╔══

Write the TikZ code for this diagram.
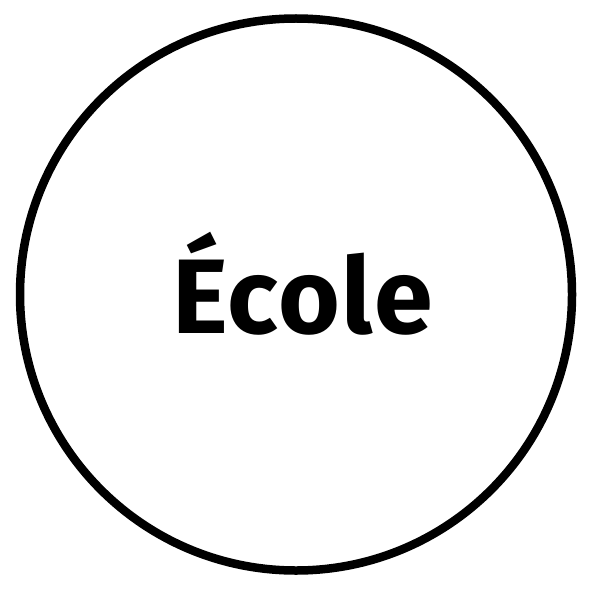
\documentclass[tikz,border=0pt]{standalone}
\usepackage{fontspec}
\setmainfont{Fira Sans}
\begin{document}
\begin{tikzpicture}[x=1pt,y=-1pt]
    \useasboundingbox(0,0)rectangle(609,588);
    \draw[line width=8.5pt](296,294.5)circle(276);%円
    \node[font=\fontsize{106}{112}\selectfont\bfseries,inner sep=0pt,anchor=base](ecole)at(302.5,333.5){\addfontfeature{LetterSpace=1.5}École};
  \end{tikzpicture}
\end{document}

╚══

(Instructions to follow):
Reproduce every line of the material precisely, omitting its pictures.

(Solution below):
Write the TikZ code for this diagram.
\documentclass[tikz,border=0pt]{standalone}
\usepackage{fontspec}
\setmainfont{Fira Sans}
\begin{document}
\begin{tikzpicture}[x=1pt,y=-1pt]
    \useasboundingbox(0,0)rectangle(609,588);
    \draw[line width=8.5pt](296,294.5)circle(276);%円
    \node[font=\fontsize{106}{112}\selectfont\bfseries,inner sep=0pt,anchor=base](ecole)at(302.5,333.5){\addfontfeature{LetterSpace=1.5}École};
  \end{tikzpicture}
\end{document}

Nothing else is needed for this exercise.